Despite the gout coming back yet again with a vengeance I managed to stay on my feet for most of the day yesterday to tour the borough with Paul Doe, Chief Executive of Shepherd's Bush Housing Group (SBHG) and Chair of the Hounslow Housing Association Forum.
Shepherd's Bush is one of the larger Registered Social Landlords (RSLs) and it owns a diverse portfolio of properties around the borough from individual, restored street properties, through small isolated schemes comprising a dozen or so units, to medium-sized stand-alone developments. In my own back yard SBHG manages a major chunk of the Smallberry Green estate, in Syon ward.
It would be fair to say - and I did say it to Paul at the first opportunity - that my initial experience of RSLs in this borough left me somewhat unimpressed. Indeed it wouldn't be too much of an exaggeration to suggest that it left me emotionally scarred. As a tenant myself living on Isleworth's West Middlesex estate I spent the first seven or so years trying to make meaningful contact with my landlords to point out to them that the contractor responsibile for putting the buildings up had omitted to install any soundproofing. Three of these valuable years were used up trying to teach them, ultimately to no avail, how to respond to an e-mail.

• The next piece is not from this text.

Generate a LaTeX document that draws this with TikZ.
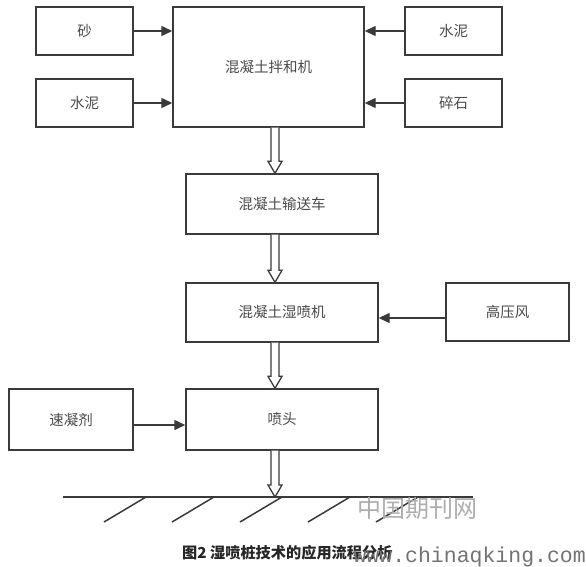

When I did finally establish proper contact with somebody capable of communicating in polysyllables I spent the next couple of years trying to coax them out of a perpetual state of knee-jerk denial. Many arguments were had, and an embarrassingly fraudulent sound attenuation survey was even conducted to "confirm" the existence of visibly non-existent soundproofing as part of an overall strategy clearly designed to wear us down into silence.
The tragedy of it all was that our landlords had an agreement with their contractor that any faults reported within ten years from the date of construction would be put right at no cost to themselves. Had they worked with us rather than argued with us, they could have compelled the contractor who had ripped them off with substandard work to come back and finish the job gratis, thereby improving the quality of their stock.
The efforts of tenants to launch and sustain a successful residents' association encountered similarly insurmountable obstacles. Earlier in the process there was the usual attempt to politicise us, and when that fell flat due to the vigilance of residents the estate's three landlords all quickly lost interest in supporting us. The community centre ended up as a private nursery for well-healed residents from off the estate, for which payment is extracted both from hirers in the form of a usage charge and - simultaneously - from tenants of the estate who are no longer able to use the premises through service charges.
Shepherd's Bush Housing Group is clearly of an altogether different mindset. Indeed in the field of tenant engagement - in service management as well as simply in community life - it is in many respects ahead of us at the local authority. Paul understood - I mean he already understood, he didn't require me to tell him - that getting tenants involved in such areas as quality control and reporting problems and issues can save the landlord money and enable it to deploy its limited resources more productively as well as being good for Community Engagement in a more general sense.
SBHG encourages tenants' associations, and has a tenants' forum which it funds and supports. Where the establishment of an association isn't feasible, it has a network of Tenant Monitors, three of whom I had the privilege of meeting at schemes in Hounslow and Bedfont. Tenants help to produce the Group's publication and website, and SBHG is currently looking into the viability of creating an e-mail forum for those residents who wish, or are compelled by their lifestyle, to engage differently.
All members of staff employed by SBHG must meet at least four residents in their natural habitat, reminding them in dramatic style of the raison d'etre of a housing provider. And Paul himself hosts a number of "Meet the Chief Executive" meetings, where tenants can come along and ask questions, provide information or simply let of steam according to their wont.
On Monday afternoon I will be attending the borough's first RSL Conference at Hounslow Civic Centre. As the need for social housing becomes ever more acute the RSLs will play an increasingly important role in helping us to bring it about. There has never been a more important time for us and them to find out a little more about how each other works.